SUPPLIED MATERIAL.
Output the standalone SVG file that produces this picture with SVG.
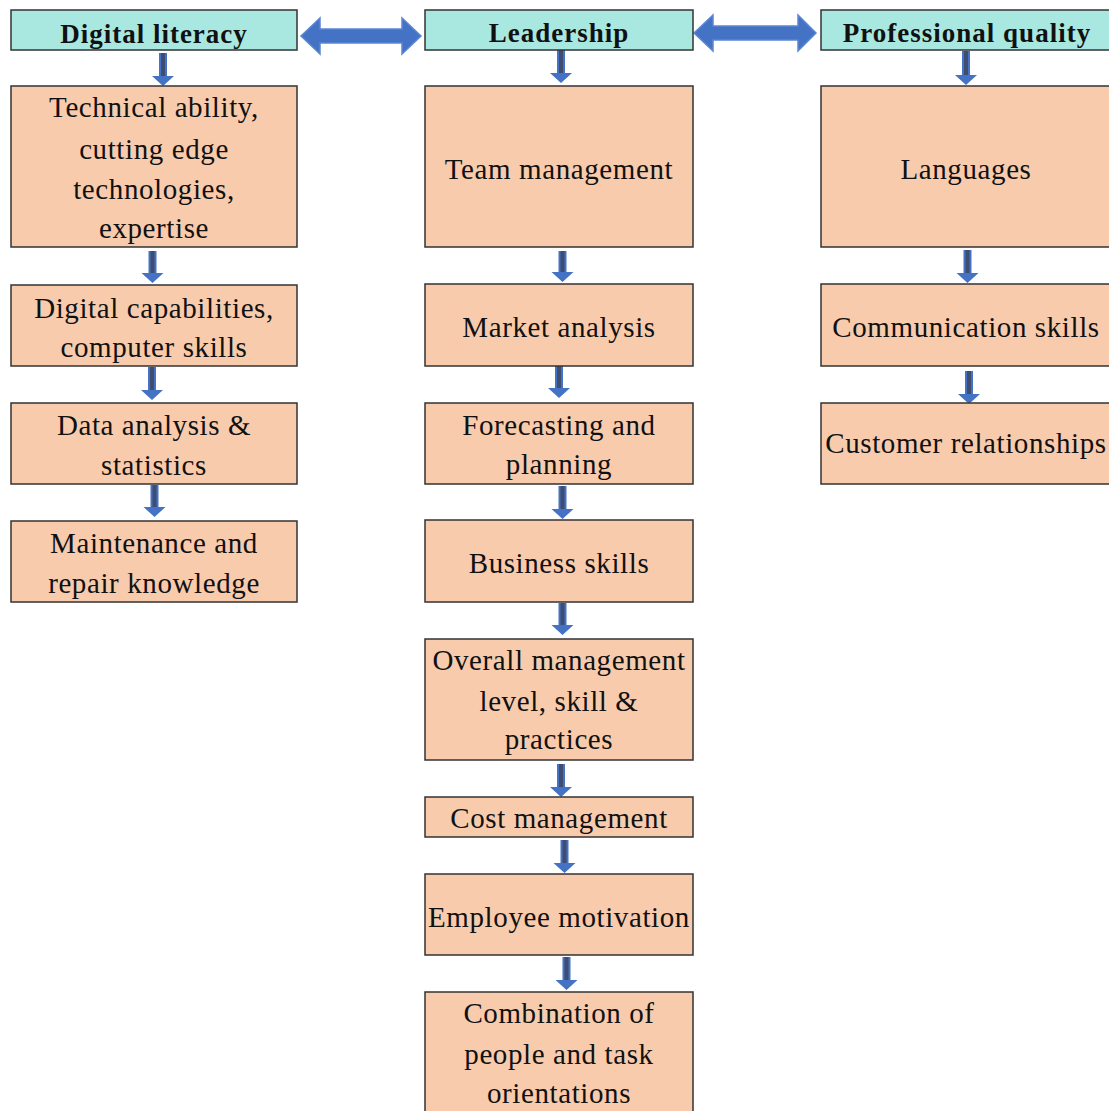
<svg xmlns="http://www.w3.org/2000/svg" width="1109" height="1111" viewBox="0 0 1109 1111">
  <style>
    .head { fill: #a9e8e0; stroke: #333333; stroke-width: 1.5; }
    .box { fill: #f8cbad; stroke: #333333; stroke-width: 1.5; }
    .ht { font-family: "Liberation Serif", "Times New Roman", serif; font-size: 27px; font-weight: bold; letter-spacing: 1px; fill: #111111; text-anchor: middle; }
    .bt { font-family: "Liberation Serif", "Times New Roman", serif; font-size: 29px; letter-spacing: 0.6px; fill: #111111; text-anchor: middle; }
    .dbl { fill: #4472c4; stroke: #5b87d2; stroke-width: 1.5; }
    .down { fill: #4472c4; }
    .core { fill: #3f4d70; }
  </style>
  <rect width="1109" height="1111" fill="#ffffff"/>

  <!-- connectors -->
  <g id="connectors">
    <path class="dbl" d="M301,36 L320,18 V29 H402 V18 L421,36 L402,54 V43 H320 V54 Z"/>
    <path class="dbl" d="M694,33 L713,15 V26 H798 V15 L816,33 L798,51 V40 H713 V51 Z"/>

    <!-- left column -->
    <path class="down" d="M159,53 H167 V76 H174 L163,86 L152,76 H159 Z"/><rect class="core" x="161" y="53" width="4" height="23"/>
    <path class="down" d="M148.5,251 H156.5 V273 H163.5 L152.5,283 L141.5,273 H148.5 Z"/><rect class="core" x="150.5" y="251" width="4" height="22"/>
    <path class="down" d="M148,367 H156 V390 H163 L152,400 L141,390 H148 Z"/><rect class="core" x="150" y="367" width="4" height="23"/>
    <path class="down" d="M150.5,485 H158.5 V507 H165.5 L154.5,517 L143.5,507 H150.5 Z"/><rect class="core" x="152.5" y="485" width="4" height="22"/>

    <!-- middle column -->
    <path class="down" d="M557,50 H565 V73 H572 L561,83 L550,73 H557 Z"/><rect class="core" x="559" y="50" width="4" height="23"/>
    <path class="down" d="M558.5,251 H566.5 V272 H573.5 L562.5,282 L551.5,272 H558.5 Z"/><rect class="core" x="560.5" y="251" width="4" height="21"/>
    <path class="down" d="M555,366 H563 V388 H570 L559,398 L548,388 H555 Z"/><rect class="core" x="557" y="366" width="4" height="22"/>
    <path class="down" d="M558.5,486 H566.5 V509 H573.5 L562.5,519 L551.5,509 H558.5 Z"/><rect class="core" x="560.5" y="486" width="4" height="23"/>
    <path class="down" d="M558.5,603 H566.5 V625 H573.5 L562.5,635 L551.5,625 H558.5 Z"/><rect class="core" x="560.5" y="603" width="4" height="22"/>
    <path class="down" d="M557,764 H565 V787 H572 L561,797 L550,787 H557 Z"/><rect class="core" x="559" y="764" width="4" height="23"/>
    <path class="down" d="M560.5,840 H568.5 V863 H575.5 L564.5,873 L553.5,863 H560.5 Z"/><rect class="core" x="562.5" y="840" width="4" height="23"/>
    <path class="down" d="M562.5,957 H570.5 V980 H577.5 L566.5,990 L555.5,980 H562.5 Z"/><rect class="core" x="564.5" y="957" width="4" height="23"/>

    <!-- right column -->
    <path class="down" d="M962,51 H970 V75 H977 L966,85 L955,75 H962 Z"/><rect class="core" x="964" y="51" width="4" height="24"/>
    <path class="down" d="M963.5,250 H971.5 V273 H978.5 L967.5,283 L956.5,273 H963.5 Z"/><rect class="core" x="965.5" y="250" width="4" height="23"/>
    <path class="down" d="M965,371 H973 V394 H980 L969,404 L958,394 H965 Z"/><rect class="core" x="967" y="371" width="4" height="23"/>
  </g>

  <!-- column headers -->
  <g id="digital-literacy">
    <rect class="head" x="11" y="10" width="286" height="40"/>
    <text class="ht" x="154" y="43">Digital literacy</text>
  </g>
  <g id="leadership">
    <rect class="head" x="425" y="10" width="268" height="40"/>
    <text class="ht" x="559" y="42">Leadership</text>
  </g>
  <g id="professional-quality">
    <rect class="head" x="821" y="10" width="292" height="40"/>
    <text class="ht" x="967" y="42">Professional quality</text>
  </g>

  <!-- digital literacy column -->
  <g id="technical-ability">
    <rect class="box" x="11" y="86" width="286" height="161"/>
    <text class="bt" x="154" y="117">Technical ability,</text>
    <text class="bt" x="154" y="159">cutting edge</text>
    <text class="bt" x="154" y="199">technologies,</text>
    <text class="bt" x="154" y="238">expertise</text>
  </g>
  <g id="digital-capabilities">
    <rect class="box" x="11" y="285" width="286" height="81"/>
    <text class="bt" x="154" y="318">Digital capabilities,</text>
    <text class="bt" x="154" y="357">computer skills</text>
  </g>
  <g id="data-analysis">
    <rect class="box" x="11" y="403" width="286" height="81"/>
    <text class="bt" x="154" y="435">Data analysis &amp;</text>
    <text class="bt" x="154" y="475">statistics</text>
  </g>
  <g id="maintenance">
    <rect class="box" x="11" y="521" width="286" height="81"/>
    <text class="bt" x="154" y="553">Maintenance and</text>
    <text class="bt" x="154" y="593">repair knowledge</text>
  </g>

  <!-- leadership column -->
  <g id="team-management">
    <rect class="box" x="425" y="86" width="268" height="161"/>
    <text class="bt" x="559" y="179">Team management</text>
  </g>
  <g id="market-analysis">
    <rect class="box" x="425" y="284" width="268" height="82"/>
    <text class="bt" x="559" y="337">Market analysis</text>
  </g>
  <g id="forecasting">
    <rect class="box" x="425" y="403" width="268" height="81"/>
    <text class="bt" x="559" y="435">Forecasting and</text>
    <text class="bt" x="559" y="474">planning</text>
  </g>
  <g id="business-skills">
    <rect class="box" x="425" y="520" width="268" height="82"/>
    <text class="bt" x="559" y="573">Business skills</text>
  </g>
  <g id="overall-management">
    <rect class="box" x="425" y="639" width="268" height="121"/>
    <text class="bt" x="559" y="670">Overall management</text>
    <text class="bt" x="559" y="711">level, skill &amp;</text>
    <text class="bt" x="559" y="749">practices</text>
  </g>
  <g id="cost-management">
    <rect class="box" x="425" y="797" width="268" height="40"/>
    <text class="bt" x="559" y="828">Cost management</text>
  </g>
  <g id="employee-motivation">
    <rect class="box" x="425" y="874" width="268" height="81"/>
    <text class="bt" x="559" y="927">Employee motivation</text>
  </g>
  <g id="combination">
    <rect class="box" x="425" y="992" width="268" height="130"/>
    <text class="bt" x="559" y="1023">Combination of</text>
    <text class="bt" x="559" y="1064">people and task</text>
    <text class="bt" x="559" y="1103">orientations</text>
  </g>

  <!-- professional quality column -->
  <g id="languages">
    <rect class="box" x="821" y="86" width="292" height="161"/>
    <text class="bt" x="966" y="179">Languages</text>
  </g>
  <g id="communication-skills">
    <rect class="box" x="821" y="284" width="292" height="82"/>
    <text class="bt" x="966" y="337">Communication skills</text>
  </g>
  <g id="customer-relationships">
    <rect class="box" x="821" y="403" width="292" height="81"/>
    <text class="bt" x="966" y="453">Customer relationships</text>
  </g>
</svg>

PROBLEM TO WORK ON. Quote the preceding listing precisely and completely, omitting its images.

SOLVED EXERCISE.
Output the standalone SVG file that produces this picture with SVG.
<svg xmlns="http://www.w3.org/2000/svg" width="1109" height="1111" viewBox="0 0 1109 1111">
  <style>
    .head { fill: #a9e8e0; stroke: #333333; stroke-width: 1.5; }
    .box { fill: #f8cbad; stroke: #333333; stroke-width: 1.5; }
    .ht { font-family: "Liberation Serif", "Times New Roman", serif; font-size: 27px; font-weight: bold; letter-spacing: 1px; fill: #111111; text-anchor: middle; }
    .bt { font-family: "Liberation Serif", "Times New Roman", serif; font-size: 29px; letter-spacing: 0.6px; fill: #111111; text-anchor: middle; }
    .dbl { fill: #4472c4; stroke: #5b87d2; stroke-width: 1.5; }
    .down { fill: #4472c4; }
    .core { fill: #3f4d70; }
  </style>
  <rect width="1109" height="1111" fill="#ffffff"/>

  <!-- connectors -->
  <g id="connectors">
    <path class="dbl" d="M301,36 L320,18 V29 H402 V18 L421,36 L402,54 V43 H320 V54 Z"/>
    <path class="dbl" d="M694,33 L713,15 V26 H798 V15 L816,33 L798,51 V40 H713 V51 Z"/>

    <!-- left column -->
    <path class="down" d="M159,53 H167 V76 H174 L163,86 L152,76 H159 Z"/><rect class="core" x="161" y="53" width="4" height="23"/>
    <path class="down" d="M148.5,251 H156.5 V273 H163.5 L152.5,283 L141.5,273 H148.5 Z"/><rect class="core" x="150.5" y="251" width="4" height="22"/>
    <path class="down" d="M148,367 H156 V390 H163 L152,400 L141,390 H148 Z"/><rect class="core" x="150" y="367" width="4" height="23"/>
    <path class="down" d="M150.5,485 H158.5 V507 H165.5 L154.5,517 L143.5,507 H150.5 Z"/><rect class="core" x="152.5" y="485" width="4" height="22"/>

    <!-- middle column -->
    <path class="down" d="M557,50 H565 V73 H572 L561,83 L550,73 H557 Z"/><rect class="core" x="559" y="50" width="4" height="23"/>
    <path class="down" d="M558.5,251 H566.5 V272 H573.5 L562.5,282 L551.5,272 H558.5 Z"/><rect class="core" x="560.5" y="251" width="4" height="21"/>
    <path class="down" d="M555,366 H563 V388 H570 L559,398 L548,388 H555 Z"/><rect class="core" x="557" y="366" width="4" height="22"/>
    <path class="down" d="M558.5,486 H566.5 V509 H573.5 L562.5,519 L551.5,509 H558.5 Z"/><rect class="core" x="560.5" y="486" width="4" height="23"/>
    <path class="down" d="M558.5,603 H566.5 V625 H573.5 L562.5,635 L551.5,625 H558.5 Z"/><rect class="core" x="560.5" y="603" width="4" height="22"/>
    <path class="down" d="M557,764 H565 V787 H572 L561,797 L550,787 H557 Z"/><rect class="core" x="559" y="764" width="4" height="23"/>
    <path class="down" d="M560.5,840 H568.5 V863 H575.5 L564.5,873 L553.5,863 H560.5 Z"/><rect class="core" x="562.5" y="840" width="4" height="23"/>
    <path class="down" d="M562.5,957 H570.5 V980 H577.5 L566.5,990 L555.5,980 H562.5 Z"/><rect class="core" x="564.5" y="957" width="4" height="23"/>

    <!-- right column -->
    <path class="down" d="M962,51 H970 V75 H977 L966,85 L955,75 H962 Z"/><rect class="core" x="964" y="51" width="4" height="24"/>
    <path class="down" d="M963.5,250 H971.5 V273 H978.5 L967.5,283 L956.5,273 H963.5 Z"/><rect class="core" x="965.5" y="250" width="4" height="23"/>
    <path class="down" d="M965,371 H973 V394 H980 L969,404 L958,394 H965 Z"/><rect class="core" x="967" y="371" width="4" height="23"/>
  </g>

  <!-- column headers -->
  <g id="digital-literacy">
    <rect class="head" x="11" y="10" width="286" height="40"/>
    <text class="ht" x="154" y="43">Digital literacy</text>
  </g>
  <g id="leadership">
    <rect class="head" x="425" y="10" width="268" height="40"/>
    <text class="ht" x="559" y="42">Leadership</text>
  </g>
  <g id="professional-quality">
    <rect class="head" x="821" y="10" width="292" height="40"/>
    <text class="ht" x="967" y="42">Professional quality</text>
  </g>

  <!-- digital literacy column -->
  <g id="technical-ability">
    <rect class="box" x="11" y="86" width="286" height="161"/>
    <text class="bt" x="154" y="117">Technical ability,</text>
    <text class="bt" x="154" y="159">cutting edge</text>
    <text class="bt" x="154" y="199">technologies,</text>
    <text class="bt" x="154" y="238">expertise</text>
  </g>
  <g id="digital-capabilities">
    <rect class="box" x="11" y="285" width="286" height="81"/>
    <text class="bt" x="154" y="318">Digital capabilities,</text>
    <text class="bt" x="154" y="357">computer skills</text>
  </g>
  <g id="data-analysis">
    <rect class="box" x="11" y="403" width="286" height="81"/>
    <text class="bt" x="154" y="435">Data analysis &amp;</text>
    <text class="bt" x="154" y="475">statistics</text>
  </g>
  <g id="maintenance">
    <rect class="box" x="11" y="521" width="286" height="81"/>
    <text class="bt" x="154" y="553">Maintenance and</text>
    <text class="bt" x="154" y="593">repair knowledge</text>
  </g>

  <!-- leadership column -->
  <g id="team-management">
    <rect class="box" x="425" y="86" width="268" height="161"/>
    <text class="bt" x="559" y="179">Team management</text>
  </g>
  <g id="market-analysis">
    <rect class="box" x="425" y="284" width="268" height="82"/>
    <text class="bt" x="559" y="337">Market analysis</text>
  </g>
  <g id="forecasting">
    <rect class="box" x="425" y="403" width="268" height="81"/>
    <text class="bt" x="559" y="435">Forecasting and</text>
    <text class="bt" x="559" y="474">planning</text>
  </g>
  <g id="business-skills">
    <rect class="box" x="425" y="520" width="268" height="82"/>
    <text class="bt" x="559" y="573">Business skills</text>
  </g>
  <g id="overall-management">
    <rect class="box" x="425" y="639" width="268" height="121"/>
    <text class="bt" x="559" y="670">Overall management</text>
    <text class="bt" x="559" y="711">level, skill &amp;</text>
    <text class="bt" x="559" y="749">practices</text>
  </g>
  <g id="cost-management">
    <rect class="box" x="425" y="797" width="268" height="40"/>
    <text class="bt" x="559" y="828">Cost management</text>
  </g>
  <g id="employee-motivation">
    <rect class="box" x="425" y="874" width="268" height="81"/>
    <text class="bt" x="559" y="927">Employee motivation</text>
  </g>
  <g id="combination">
    <rect class="box" x="425" y="992" width="268" height="130"/>
    <text class="bt" x="559" y="1023">Combination of</text>
    <text class="bt" x="559" y="1064">people and task</text>
    <text class="bt" x="559" y="1103">orientations</text>
  </g>

  <!-- professional quality column -->
  <g id="languages">
    <rect class="box" x="821" y="86" width="292" height="161"/>
    <text class="bt" x="966" y="179">Languages</text>
  </g>
  <g id="communication-skills">
    <rect class="box" x="821" y="284" width="292" height="82"/>
    <text class="bt" x="966" y="337">Communication skills</text>
  </g>
  <g id="customer-relationships">
    <rect class="box" x="821" y="403" width="292" height="81"/>
    <text class="bt" x="966" y="453">Customer relationships</text>
  </g>
</svg>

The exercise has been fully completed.